I have interest only in the men and women who are part of the Stone’s brigade. They are now some of my dearest, most cherished friends, and I am always inspired by their ability to re-inject some new spunk into the world they occupy.

Hmm, do you have issues with the way the Stones deal with the march of time? Inducting the Stones into the Rock ‘n’ Roll Hall of Fame, you said that “aging gracefully wouldn’t suit them.” Is what they’re doing what you meant or hoped?

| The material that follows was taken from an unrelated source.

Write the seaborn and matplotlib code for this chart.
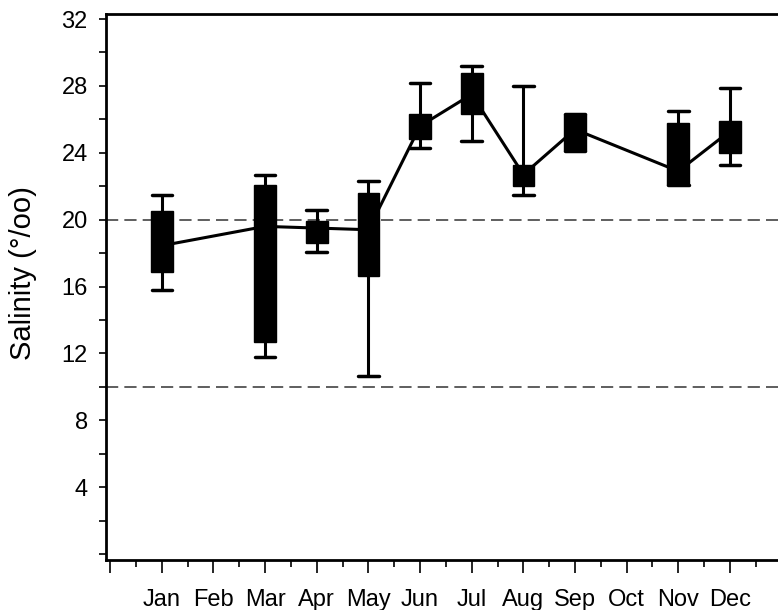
import matplotlib
matplotlib.use("Agg")
import matplotlib.pyplot as plt
import seaborn as sns
from matplotlib.ticker import MultipleLocator

months = ['Jan', 'Feb', 'Mar', 'Apr', 'May', 'Jun', 'Jul', 'Aug', 'Sep', 'Oct', 'Nov', 'Dec']
box_months = [1, 3, 4, 5, 6, 7, 8, 9, 11, 12]
whisker_low = [15.8, 11.8, 18.05, 10.65, 24.3, 24.7, 21.5, 24.1, 22.1, 23.3]
q1 = [16.9, 12.7, 18.6, 16.65, 24.8, 26.3, 22.0, 24.1, 22.1, 24.0]
median = [18.45, 19.6, 19.5, 19.4, 25.6, 27.5, 22.7, 25.4, 22.9, 25.3]
q3 = [20.5, 22.1, 19.9, 21.6, 26.3, 28.8, 23.3, 26.3, 25.8, 25.9]
whisker_high = [21.5, 22.7, 20.6, 22.3, 28.2, 29.2, 28.0, 26.3, 26.5, 27.9]
ref_lines = [20, 10]

sns.set_style('ticks')
plt.rcParams['font.family'] = ['Liberation Sans', 'DejaVu Sans']

fig = plt.figure(figsize=(7.78, 6.10), dpi=100)
ax = fig.add_axes([0.136, 0.082, 0.864, 0.895])

stats = []
for i in range(len(box_months)):
    stats.append({'whislo': whisker_low[i], 'q1': q1[i], 'med': median[i],
                  'q3': q3[i], 'whishi': whisker_high[i]})

ax.bxp(stats, positions=box_months, widths=0.42, capwidths=0.4,
       showfliers=False, patch_artist=True,
       boxprops=dict(facecolor='black', edgecolor='black', linewidth=1),
       whiskerprops=dict(color='black', linewidth=2.2),
       capprops=dict(color='black', linewidth=2.5),
       medianprops=dict(linewidth=0), zorder=3)

sns.lineplot(x=box_months, y=median, color='black', linewidth=2.2, ax=ax, zorder=2)

for v in ref_lines:
    ax.axhline(v, color='#333333', linewidth=1.1, linestyle=(0, (8, 4)), zorder=1)

ax.set_xlim(-0.085, 12.93)
ax.set_ylim(-0.35, 32.3)

ax.set_xticks(range(0, 13))
ax.set_xticklabels([''] + months)
ax.xaxis.set_minor_locator(MultipleLocator(0.5))
ax.set_yticks(range(0, 33, 4))
ax.set_yticklabels([''] + [str(v) for v in range(4, 33, 4)])
ax.yaxis.set_minor_locator(MultipleLocator(2))

ax.tick_params(axis='x', which='major', length=9, width=1.2, labelsize=17,
               pad=12, colors='black')
ax.tick_params(axis='x', which='minor', length=5, width=1.2, colors='black')
ax.tick_params(axis='y', which='major', length=5, width=1.2, labelsize=17,
               pad=8, colors='black')
ax.tick_params(axis='y', which='minor', length=5, width=1.2, colors='black')

ax.set_ylabel('Salinity (°/oo)', fontsize=21, color='black')
ax.yaxis.set_label_coords(-0.103, 0.525)
ax.set_xlabel('')

for s in ['left', 'bottom', 'top']:
    ax.spines[s].set_linewidth(2)
    ax.spines[s].set_color('black')
ax.spines['right'].set_visible(False)

fig.savefig('out.png', dpi=100)
plt.close(fig)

You may have mistaken my envy of Mick for some kind of competitive resentment. I am a great friend of his and a huge admirer. He is a central figure in my social circle, as he is in the lives of so many people like me. He is good at affirming artists and is always quite amusing about his own predicament as Keith Richards’ opposite in the Stones. Keith is great, too, but he lives in the U.S., so I see much less of him. When I saw Mick and Keith running through their first song together on stage at the 9/11 concert, I nearly cried.

I have always been stunned by Mick’s ability to rise above the chaos he creates and that created by his bed-fellows. I don’t have his stamina. I haven’t listened to A Bigger Bang in its entirety yet. Roger loves the album, by the way. I have a copy Mick sent me (as he always very graciously does), but it arrived when I was in the middle of my own demos. I try not to listen to other people’s music when I’m writing and recording. As for the march of time, there is no competition between the Who and the Stones.

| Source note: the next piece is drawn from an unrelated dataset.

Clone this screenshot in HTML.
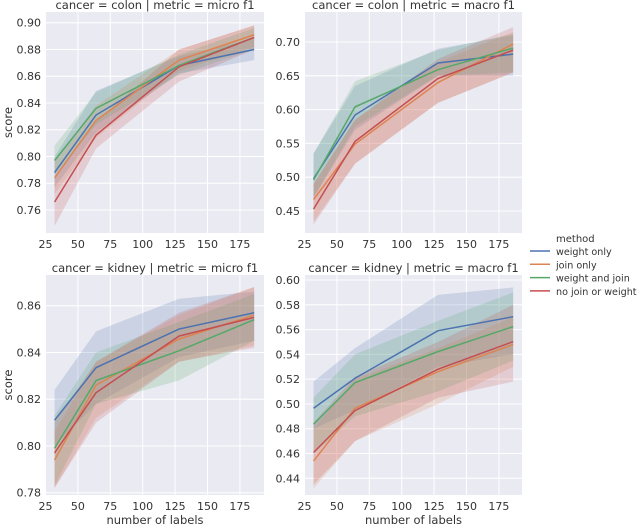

The Who broke up in early 1982 – we were already just three-quarters of our original lineup – did a farewell tour and that was that. Then Roger began urging me to work with him again, and we did occasional tours for myriad reasons – usually to keep the wolves from John Entwistle’s door. We have had no studio album at all, nor have we attempted one, in 24 years. The Stones never stopped. The difference must be clear – this new Who album must be regarded as a completely new piece of work. Not only is it wrong to compare what I am doing to what Mick is still doing so successfully with the Stones, but it is wrong to compare it with the first chunk of Who records from 1964-82.

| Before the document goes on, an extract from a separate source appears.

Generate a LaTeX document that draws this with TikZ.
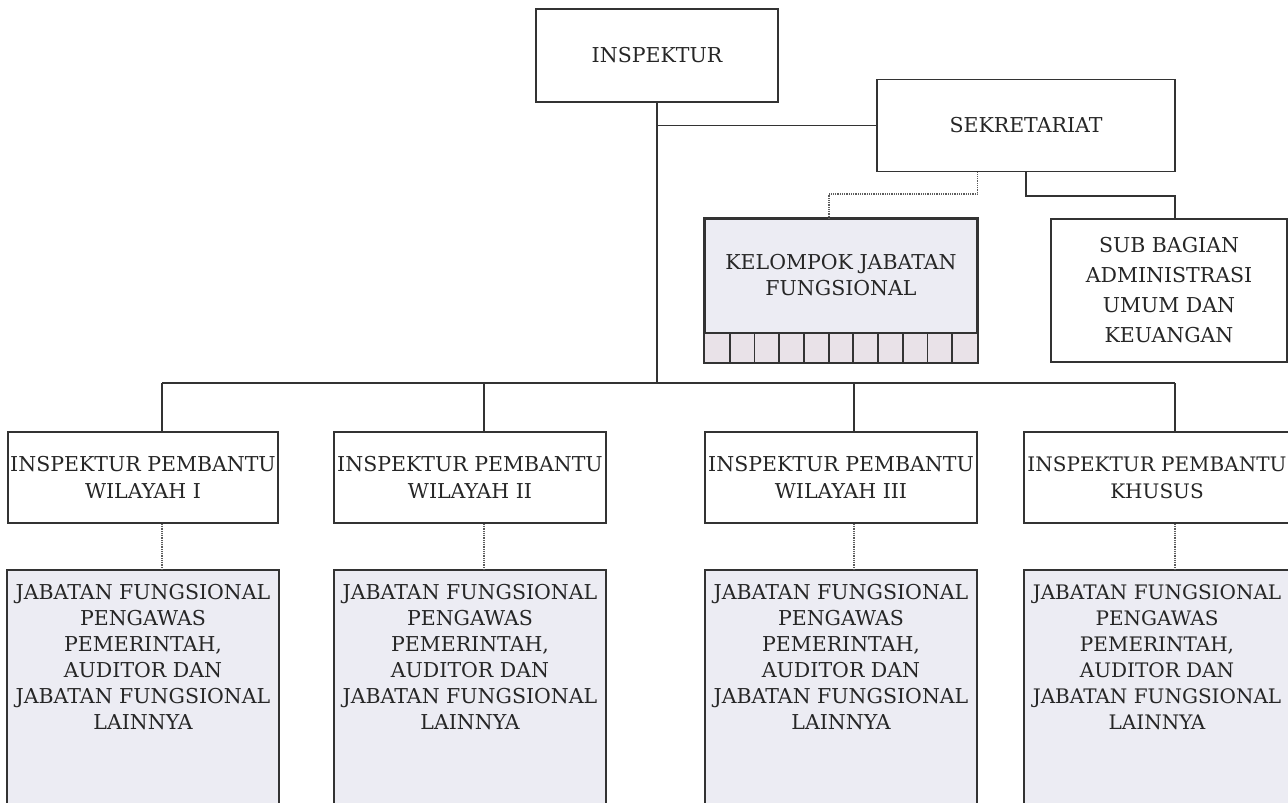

Unlike the Stones and U2, the Who isn’t a “gang” any more. We are two old guys who have chosen to try to get along under a brand name. With a new record in the mix, this is not a re-run of the old circus act (though the tour we’ll do will probably have elements of that). Whereas Mick has made a record every year of his life – and his solo records are rudely ignored, I think – I have done other things: Broadway theater, fringe theater, books, bookshops, recording studios, experimental film, publishing, editing – everything but acting. When I’m dead and my creative executor wades through my stuff, we shall see whether I did good.